Inflation-targeting has created an overvalued rupee which has hit Make-in-India and export competitiveness
India’s move to an inflation-targeting monetary policy regime at this time is not in its economic interest. In fact, RBI has been following inflation-targeting informally over the past year which has weakened economic growth and job prospects and increased economic and financial vulnerabilities, especially the downside risk to the rupee. With Consumer Price Index (CPI) inflation around 5% and core-CPI inflation (ex-food, ex-energy) contribution close to 2%, a 7.5% policy rate is unjustified. The overvalued rupee is serving RBI’s interest of keeping inflation low via cheaper imports. Meanwhile, this is lowering GDP growth by hurting exporters and domestic producers who are facing competition from artificially cheaper imports. There is an urgent need to lower policy rates significantly and manage currency depreciation to a competitive level for Make-in-India.

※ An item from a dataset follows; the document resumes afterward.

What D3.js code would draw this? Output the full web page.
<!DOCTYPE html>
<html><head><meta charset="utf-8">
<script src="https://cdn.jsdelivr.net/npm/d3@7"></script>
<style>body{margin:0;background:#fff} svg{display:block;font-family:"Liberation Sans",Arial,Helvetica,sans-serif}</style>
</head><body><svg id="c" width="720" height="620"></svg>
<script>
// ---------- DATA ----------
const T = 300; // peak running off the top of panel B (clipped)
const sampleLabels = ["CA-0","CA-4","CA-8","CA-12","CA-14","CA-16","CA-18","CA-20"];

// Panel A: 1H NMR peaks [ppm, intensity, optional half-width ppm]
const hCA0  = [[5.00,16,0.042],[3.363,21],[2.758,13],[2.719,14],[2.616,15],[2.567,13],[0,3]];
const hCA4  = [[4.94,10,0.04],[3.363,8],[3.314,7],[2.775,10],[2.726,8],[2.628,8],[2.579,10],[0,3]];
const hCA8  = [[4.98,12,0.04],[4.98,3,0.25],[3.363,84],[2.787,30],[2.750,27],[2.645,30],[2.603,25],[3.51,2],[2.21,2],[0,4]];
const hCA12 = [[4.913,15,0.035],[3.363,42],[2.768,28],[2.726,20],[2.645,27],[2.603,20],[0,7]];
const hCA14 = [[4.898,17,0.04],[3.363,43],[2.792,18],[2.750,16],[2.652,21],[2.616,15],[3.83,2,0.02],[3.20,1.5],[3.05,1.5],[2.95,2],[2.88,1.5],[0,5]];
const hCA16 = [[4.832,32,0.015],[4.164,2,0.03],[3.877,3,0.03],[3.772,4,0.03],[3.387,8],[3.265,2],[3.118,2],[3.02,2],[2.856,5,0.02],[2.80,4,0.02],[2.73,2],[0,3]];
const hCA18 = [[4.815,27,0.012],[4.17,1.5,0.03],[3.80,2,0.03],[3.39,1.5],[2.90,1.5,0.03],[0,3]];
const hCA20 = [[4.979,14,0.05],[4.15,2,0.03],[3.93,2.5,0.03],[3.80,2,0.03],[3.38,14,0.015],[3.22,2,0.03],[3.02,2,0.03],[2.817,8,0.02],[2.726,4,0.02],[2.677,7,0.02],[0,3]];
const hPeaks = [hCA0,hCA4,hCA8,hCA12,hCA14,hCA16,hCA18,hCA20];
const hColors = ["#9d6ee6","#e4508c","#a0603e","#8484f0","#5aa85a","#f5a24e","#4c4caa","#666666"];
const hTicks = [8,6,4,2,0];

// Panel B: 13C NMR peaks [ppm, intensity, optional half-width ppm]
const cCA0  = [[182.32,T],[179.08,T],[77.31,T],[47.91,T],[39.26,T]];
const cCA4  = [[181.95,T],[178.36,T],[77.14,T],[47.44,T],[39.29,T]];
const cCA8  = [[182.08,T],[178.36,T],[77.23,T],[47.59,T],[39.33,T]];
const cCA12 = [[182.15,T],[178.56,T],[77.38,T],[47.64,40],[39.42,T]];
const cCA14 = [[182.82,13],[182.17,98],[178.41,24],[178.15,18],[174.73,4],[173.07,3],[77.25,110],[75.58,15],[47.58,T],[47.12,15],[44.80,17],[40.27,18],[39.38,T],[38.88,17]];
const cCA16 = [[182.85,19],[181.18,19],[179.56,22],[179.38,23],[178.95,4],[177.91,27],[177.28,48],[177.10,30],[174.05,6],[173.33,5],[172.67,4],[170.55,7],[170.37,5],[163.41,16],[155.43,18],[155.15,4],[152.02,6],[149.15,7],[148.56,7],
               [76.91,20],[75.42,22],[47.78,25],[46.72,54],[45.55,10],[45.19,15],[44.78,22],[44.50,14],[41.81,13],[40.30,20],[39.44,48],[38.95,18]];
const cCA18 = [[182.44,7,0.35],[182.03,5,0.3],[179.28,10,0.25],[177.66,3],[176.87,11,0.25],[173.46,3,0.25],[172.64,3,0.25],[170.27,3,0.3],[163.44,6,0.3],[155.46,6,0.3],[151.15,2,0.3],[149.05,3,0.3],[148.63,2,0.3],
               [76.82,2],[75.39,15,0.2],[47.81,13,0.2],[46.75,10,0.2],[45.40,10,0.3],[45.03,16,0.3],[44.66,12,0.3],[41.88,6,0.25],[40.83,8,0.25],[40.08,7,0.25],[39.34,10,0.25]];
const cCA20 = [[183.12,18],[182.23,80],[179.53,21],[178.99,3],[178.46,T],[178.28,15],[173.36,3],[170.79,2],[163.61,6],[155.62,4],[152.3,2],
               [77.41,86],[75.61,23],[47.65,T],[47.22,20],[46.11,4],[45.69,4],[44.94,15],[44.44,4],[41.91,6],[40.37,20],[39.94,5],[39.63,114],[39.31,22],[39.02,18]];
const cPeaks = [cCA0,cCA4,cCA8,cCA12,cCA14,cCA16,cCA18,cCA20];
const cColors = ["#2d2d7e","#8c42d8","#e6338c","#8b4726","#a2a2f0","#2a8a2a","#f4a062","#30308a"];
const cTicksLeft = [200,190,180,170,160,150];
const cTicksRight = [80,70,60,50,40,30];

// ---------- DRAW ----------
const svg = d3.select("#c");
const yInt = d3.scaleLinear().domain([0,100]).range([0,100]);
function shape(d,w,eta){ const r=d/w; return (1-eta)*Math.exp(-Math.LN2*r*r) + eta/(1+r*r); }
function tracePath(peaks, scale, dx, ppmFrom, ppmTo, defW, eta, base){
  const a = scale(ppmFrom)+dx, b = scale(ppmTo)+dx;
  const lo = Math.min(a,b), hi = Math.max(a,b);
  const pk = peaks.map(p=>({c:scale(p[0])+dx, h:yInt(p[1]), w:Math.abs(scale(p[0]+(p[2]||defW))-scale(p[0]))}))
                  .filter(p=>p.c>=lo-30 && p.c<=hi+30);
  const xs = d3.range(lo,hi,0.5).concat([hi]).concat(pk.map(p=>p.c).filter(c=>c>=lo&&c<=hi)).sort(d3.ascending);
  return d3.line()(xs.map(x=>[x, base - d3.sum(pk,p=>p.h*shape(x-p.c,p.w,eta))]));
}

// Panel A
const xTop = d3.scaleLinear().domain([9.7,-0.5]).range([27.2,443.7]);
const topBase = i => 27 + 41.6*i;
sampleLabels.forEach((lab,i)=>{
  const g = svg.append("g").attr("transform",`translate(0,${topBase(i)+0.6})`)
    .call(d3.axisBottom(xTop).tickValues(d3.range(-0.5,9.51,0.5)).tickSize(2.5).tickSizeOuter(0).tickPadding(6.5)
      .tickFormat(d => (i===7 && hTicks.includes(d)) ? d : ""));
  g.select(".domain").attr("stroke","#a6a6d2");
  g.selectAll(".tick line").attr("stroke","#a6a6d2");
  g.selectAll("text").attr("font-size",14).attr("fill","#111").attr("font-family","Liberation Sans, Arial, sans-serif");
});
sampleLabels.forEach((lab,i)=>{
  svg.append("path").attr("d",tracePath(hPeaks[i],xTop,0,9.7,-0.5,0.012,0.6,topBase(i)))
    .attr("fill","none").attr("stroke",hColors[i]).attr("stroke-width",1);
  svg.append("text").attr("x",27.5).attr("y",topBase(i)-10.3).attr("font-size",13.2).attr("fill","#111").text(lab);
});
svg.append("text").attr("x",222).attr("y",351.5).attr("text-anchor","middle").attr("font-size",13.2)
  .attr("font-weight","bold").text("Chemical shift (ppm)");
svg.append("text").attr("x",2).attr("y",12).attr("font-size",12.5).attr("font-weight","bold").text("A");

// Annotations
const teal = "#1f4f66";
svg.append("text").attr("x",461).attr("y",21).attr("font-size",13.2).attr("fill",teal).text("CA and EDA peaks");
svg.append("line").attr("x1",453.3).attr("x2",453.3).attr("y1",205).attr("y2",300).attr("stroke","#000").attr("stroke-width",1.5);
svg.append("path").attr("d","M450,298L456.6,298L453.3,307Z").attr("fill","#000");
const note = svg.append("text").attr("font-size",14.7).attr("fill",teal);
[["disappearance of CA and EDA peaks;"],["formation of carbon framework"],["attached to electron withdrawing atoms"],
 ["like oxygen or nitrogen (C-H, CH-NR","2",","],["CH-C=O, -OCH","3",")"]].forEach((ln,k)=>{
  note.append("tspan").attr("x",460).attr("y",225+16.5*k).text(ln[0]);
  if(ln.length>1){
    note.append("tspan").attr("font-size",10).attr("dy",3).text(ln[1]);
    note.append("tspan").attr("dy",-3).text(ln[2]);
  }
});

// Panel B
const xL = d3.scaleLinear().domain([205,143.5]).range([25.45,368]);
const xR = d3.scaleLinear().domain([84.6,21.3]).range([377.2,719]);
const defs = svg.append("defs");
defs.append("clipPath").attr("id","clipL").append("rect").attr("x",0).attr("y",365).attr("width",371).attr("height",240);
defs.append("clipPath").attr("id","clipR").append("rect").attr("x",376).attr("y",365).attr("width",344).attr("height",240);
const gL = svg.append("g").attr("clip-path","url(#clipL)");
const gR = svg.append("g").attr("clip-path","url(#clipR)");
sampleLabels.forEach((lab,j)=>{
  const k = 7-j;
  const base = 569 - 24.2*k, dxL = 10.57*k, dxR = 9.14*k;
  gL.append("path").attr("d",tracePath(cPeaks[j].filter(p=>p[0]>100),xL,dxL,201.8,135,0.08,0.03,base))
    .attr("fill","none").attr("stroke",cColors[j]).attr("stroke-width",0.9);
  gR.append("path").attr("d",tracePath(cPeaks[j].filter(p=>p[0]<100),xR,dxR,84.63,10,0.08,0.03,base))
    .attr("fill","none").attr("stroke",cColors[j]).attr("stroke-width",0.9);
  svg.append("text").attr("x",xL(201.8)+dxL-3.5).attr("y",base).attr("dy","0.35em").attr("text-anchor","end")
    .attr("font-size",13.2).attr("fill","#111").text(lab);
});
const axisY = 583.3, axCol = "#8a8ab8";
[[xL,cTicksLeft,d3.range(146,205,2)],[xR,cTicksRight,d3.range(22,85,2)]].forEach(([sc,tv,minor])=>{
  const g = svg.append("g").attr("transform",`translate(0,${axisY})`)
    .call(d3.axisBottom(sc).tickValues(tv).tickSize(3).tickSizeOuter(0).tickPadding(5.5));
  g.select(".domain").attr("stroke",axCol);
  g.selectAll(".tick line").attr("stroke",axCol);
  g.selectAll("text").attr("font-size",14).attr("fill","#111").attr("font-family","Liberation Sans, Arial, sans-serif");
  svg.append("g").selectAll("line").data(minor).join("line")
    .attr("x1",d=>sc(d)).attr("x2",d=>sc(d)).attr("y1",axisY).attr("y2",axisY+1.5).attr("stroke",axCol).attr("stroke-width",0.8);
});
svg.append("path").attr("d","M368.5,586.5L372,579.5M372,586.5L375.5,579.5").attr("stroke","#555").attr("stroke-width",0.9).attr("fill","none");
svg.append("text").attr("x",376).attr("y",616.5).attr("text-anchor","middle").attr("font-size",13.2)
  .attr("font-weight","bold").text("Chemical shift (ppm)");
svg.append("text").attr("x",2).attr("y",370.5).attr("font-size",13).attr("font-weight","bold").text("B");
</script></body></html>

There is no conclusive empirical evidence that inflation-targeting countries have performed economically better than countries whose monetary policies don’t target inflation. From the time it was first introduced, in 1990, till 2008, both inflation-targeting and non-inflation targeting countries experienced reduced inflation and improvements in growth rates and in their volatility (Roger, S. “Inflation Targeting Turns 20”, Finance & Development, March 2010).
Additionally, several inflation-targeting countries such as Iceland were hit hard by the 2008-09 crises. Most large economies, viz. the United States, the European Monetary Union and China, do not follow inflation-targeting.

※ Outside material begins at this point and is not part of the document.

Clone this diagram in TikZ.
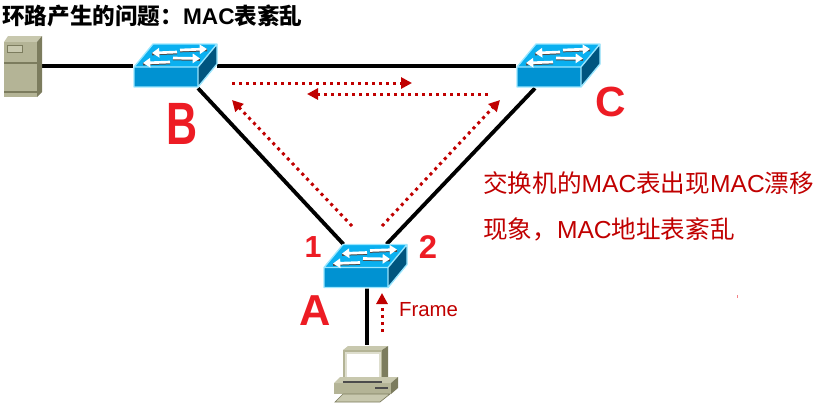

The pre-requisites for pursuing inflation-targeting are not in place in India. The monetary policy transmission mechanism is not clear—despite RBI’s two recent rate cuts, totalling 50 basis points, commercial banks did not respond by reducing their lending rates. In an inflation-targeting regime, policy should be formulated in the light of a forward assessment of inflationary pressures and inflation rate. However, food and fuel comprise 55% of the CPI in India, and both can be and are difficult to forecast with any measure of certainty—both can be very volatile for non-economic reasons (geo-politics, weather, etc.). In such a scenario, it is very difficult for RBI to predict the inflation path with much certainty—consequently, interest-rate setting is virtually like throwing darts at unknown targets, with a high risk of missing.
RBI has been unable to make reasonable inflation forecasts and has consequently made arbitrary policy rate changes outside of scheduled policy meetings. In its October 2014 Monetary Policy Report, inflation for the first quarter of 2015 was expected at around 8%. The actual inflation was slightly above 5%—a huge miss! It is impossible to imagine how relevant policy interest rate can be set when RBI’s forecast for just one to two quarters ahead is far from reality.

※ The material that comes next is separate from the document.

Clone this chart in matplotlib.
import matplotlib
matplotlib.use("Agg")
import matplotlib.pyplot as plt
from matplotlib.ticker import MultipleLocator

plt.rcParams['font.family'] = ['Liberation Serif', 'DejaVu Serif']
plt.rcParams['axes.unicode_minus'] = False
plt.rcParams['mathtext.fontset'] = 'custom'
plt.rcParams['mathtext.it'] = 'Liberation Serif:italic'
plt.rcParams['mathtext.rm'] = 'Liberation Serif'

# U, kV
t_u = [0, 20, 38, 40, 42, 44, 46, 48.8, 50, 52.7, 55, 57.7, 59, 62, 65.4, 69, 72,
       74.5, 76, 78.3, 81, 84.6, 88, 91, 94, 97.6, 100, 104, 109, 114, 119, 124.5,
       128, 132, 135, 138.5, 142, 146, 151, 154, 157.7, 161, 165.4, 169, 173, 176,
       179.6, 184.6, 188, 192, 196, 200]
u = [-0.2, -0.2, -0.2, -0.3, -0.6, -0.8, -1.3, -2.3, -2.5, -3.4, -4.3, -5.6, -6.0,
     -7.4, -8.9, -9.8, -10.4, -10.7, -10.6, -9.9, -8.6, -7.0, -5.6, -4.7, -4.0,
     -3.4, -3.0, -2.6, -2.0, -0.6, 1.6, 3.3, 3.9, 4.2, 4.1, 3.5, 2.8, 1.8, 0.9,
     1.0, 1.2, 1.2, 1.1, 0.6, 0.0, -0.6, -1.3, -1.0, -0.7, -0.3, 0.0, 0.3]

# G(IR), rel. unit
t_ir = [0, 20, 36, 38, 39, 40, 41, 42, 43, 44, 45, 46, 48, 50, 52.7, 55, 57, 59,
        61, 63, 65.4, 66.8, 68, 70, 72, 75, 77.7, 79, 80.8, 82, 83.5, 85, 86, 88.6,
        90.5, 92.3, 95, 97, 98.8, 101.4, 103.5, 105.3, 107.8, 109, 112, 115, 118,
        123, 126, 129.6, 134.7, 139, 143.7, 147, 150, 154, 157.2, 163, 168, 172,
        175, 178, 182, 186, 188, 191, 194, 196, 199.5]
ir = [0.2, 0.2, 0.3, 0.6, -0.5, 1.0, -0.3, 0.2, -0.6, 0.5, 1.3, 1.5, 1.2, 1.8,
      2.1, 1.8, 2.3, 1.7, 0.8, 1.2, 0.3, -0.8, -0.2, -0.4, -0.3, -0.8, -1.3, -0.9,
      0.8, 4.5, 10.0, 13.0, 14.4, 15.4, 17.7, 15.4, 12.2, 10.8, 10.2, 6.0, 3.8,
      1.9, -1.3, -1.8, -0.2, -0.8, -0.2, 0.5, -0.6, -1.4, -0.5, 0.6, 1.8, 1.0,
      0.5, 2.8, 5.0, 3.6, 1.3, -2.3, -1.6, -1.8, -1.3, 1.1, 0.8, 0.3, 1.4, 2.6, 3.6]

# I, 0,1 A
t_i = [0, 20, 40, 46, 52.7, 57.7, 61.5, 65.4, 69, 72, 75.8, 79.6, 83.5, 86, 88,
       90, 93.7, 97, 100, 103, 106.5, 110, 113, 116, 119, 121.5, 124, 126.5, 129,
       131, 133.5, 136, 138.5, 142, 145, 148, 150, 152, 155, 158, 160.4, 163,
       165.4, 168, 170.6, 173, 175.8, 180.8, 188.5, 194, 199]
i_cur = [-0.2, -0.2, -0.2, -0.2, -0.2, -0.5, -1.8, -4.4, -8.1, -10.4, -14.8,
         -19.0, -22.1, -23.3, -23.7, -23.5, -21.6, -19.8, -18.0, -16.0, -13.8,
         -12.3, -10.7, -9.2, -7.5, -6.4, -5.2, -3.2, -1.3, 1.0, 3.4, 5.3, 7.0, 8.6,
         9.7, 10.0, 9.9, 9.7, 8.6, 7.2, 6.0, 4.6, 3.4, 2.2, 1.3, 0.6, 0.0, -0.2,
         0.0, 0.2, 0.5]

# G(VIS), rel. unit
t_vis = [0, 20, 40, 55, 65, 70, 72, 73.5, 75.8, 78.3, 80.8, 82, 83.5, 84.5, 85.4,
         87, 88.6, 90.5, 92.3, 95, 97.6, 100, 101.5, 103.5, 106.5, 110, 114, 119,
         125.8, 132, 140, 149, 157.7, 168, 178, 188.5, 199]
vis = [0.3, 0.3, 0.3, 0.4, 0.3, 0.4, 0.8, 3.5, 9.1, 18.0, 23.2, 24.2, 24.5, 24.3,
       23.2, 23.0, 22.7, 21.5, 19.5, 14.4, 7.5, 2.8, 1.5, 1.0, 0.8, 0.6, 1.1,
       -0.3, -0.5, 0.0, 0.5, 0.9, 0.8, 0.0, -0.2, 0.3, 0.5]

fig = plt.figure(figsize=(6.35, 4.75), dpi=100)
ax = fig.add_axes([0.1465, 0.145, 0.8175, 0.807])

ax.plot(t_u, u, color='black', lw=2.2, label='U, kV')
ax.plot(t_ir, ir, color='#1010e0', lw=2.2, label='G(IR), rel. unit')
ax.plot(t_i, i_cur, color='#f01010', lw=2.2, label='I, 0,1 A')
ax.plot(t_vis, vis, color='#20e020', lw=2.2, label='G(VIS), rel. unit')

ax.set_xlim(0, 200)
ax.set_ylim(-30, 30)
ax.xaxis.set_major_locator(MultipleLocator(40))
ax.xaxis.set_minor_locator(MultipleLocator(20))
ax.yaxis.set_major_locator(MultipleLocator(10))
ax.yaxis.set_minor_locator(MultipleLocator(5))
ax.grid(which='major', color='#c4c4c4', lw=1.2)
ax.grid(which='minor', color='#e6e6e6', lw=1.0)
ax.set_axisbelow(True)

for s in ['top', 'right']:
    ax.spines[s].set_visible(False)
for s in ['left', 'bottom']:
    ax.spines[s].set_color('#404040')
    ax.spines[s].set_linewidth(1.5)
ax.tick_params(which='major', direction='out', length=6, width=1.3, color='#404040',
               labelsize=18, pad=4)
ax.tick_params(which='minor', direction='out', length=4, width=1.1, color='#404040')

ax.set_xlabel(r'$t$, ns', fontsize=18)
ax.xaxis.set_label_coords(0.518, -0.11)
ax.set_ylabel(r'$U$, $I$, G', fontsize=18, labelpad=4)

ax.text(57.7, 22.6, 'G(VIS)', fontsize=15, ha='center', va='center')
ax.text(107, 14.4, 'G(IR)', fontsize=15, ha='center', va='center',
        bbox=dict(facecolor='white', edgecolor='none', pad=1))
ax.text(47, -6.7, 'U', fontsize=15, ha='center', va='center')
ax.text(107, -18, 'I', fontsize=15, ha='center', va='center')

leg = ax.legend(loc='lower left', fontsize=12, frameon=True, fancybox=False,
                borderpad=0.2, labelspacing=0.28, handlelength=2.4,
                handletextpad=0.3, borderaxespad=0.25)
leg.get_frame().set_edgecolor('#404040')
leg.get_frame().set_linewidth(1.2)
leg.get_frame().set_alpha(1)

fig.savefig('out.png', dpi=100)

Further, RBI had policy rate meetings in early December 2014 and early February 2015, yet strangely did not change its monetary policy stance at these meetings. Instead, it chose to do so unannounced on January 15, 2015, and March 4, 2015, without convincing reasons or any major new information becoming available in the interim. The cut in March was ascribed to a completely inexplicable reason, of fiscal intent, rather than due consideration to actual worsening fiscal numbers.
The absence of fiscal dominance is a sine qua non for successful inflation-targeting regimes. Fiscal dominance had been, and continues to be, the bane of India’s economy. Increasing fiscal constraints with rising revenue and fiscal deficits while putting fiscal consolidation on the back-burner will eventually lead to monetary policy’s subservience to fiscal policy via money printing.
The rupee has risen by about 10% over the past year in real effective exchange rate terms and is now approaching the peak of July 2011, wiping out all gains in competitiveness after the sharp depreciation of the Indian rupee during the summer of 2013. Consequently, non-oil exports have virtually stagnated while non-oil, non-gold import growth was 8.3% in FY15 following a decline in FY14. This is a reflection of cheaper imports on account of the overvalued rupee that is impacting sales and profitability of domestic firms. Rupee appreciation has been aided by higher interest rates that have encouraged large capital inflows, particularly relatively volatile and fickle debt inflows.
Current RBI policy is hurting growth while not necessarily helping reduce inflation. Since late 2013, RBI has focused excessively on taming inflation by raising policy rates to an undesirably high rate. Inflation has since retreated, although mainly as a result of lower international oil and food prices, over which RBI has little control. This begs the question as to how much its policies have helped curb inflation, and at what cost to growth. RBI has failed to clarify and quantify the impact of its policy on major economic variables such as economic growth, fiscal revenues, firm revenues and non-performing loans.
Higher interest rates and overvalued exchange rate are contributing to a delay in India’s much anticipated economic revival by raising the cost of investments, reducing investment demand, lowering export growth and increasing cheaper imports that have captured market-share of domestic firms. The lower economic growth is evidenced by lower growth in almost all indicators—bank credit, fiscal revenues, overall industrial production, consumer durables, capital goods, cement and high-speed diesel.
The slower economic growth is impacting firm revenues and health. Firm revenue growth outlook remains subdued while the situation of indebted companies worsens with high interest rates. This, coupled with an over-valued rupee, will impinge on borrowers’ ability to repay interest and principal leading to increased non-performing loans for banks, thereby further worsening India’s financial health.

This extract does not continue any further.